# [WHAT TO WORK ON]
Count every line that includes the string "with" in the entries that follow. Nothing besides the number is needed.
+ + +
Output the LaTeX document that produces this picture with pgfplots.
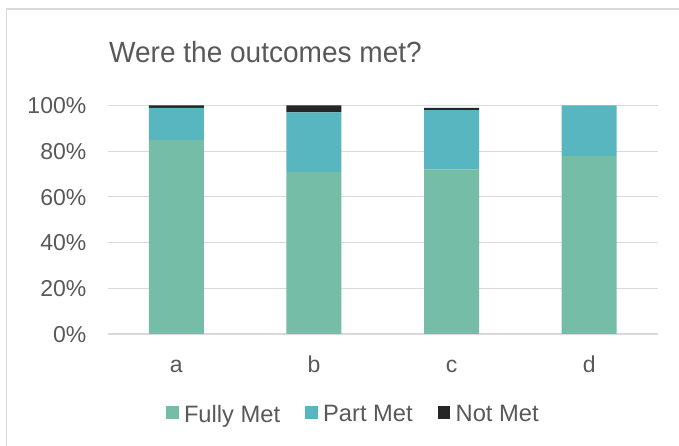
\documentclass[border=0pt]{standalone}
\usepackage{pgfplots}
\pgfplotsset{compat=1.18}
\usepackage{fontspec}
\setmainfont{Liberation Sans}
\newfontfamily\titlefont[FakeStretch=0.96]{Liberation Sans}
\definecolor{txt}{HTML}{595959}
\definecolor{gridc}{HTML}{D9D9D9}
\definecolor{fully}{HTML}{75BDA7}
\definecolor{part}{HTML}{58B6C0}
\definecolor{notm}{HTML}{262626}
\begin{document}
\begin{tikzpicture}
\useasboundingbox (0,0) rectangle (679bp,446bp);
\fill[white] (0,0) rectangle (679bp,446bp);
\draw[gridc, line width=1.2bp] (6.5bp,-20bp) -- (6.5bp,437bp) -- (700bp,437bp);
\node[anchor=base, text=txt, inner sep=0pt, font=\titlefont\fontsize{29.2bp}{33bp}\selectfont] at (265.5bp,383bp) {Were the outcomes met?};
\begin{axis}[
  at={(107.5bp,112bp)}, anchor=south west,
  scale only axis, width=550.5bp, height=228.5bp,
  ybar stacked, bar width=55bp,
  xmin=-0.5, xmax=3.5, ymin=0, ymax=100,
  xtick={0,1,2,3}, xticklabels={a,b,c,d},
  ytick={0,20,40,60,80,100},
  yticklabel={\pgfmathprintnumber{\tick}\%},
  /pgf/number format/assume math mode=true,
  major tick length=0pt,
  axis line style={draw=none},
  ymajorgrids, grid style={gridc, line width=1.2bp},
  tick label style={text=txt, font=\fontsize{23bp}{27bp}\selectfont, inner sep=0pt},
  yticklabel style={anchor=base east, xshift=-21bp, yshift=-8.2bp},
  xticklabel style={anchor=base, yshift=-38bp},
  legend columns=3,
  legend style={draw=none, fill=none, inner sep=0pt, outer sep=0pt,
    at={(0.1063,-0.3523)}, anchor=west,
    nodes={inner sep=0pt, text=txt, font=\fontsize{23.7bp}{27bp}\selectfont},
    column sep=5.3bp,
    /tikz/every even column/.append style={column sep=25bp}},
  legend image code/.code={\fill[#1] (0bp,-4.5bp) rectangle (12.7bp,8.2bp);},
]
\addplot[fill=fully, draw=none] coordinates {(0,85) (1,71) (2,72) (3,78)};
\addplot[fill=part, draw=none] coordinates {(0,14) (1,26) (2,26) (3,22)};
\addplot[fill=notm, draw=none] coordinates {(0,1) (1,3) (2,1) (3,0)};
\legend{Fully Met, Part Met, Not Met}
\end{axis}
\end{tikzpicture}
\end{document}
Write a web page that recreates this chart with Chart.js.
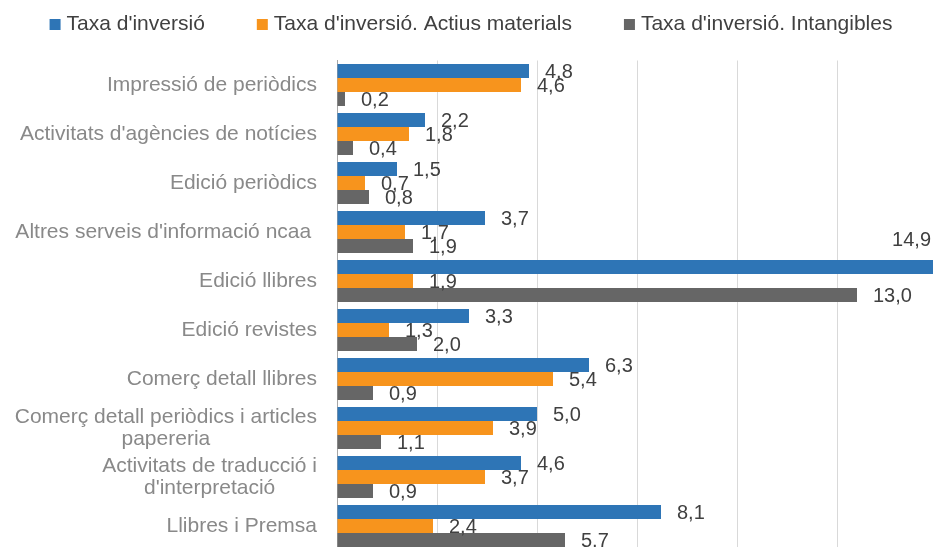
+ + +
# [EXERCISE OUTPUT]
2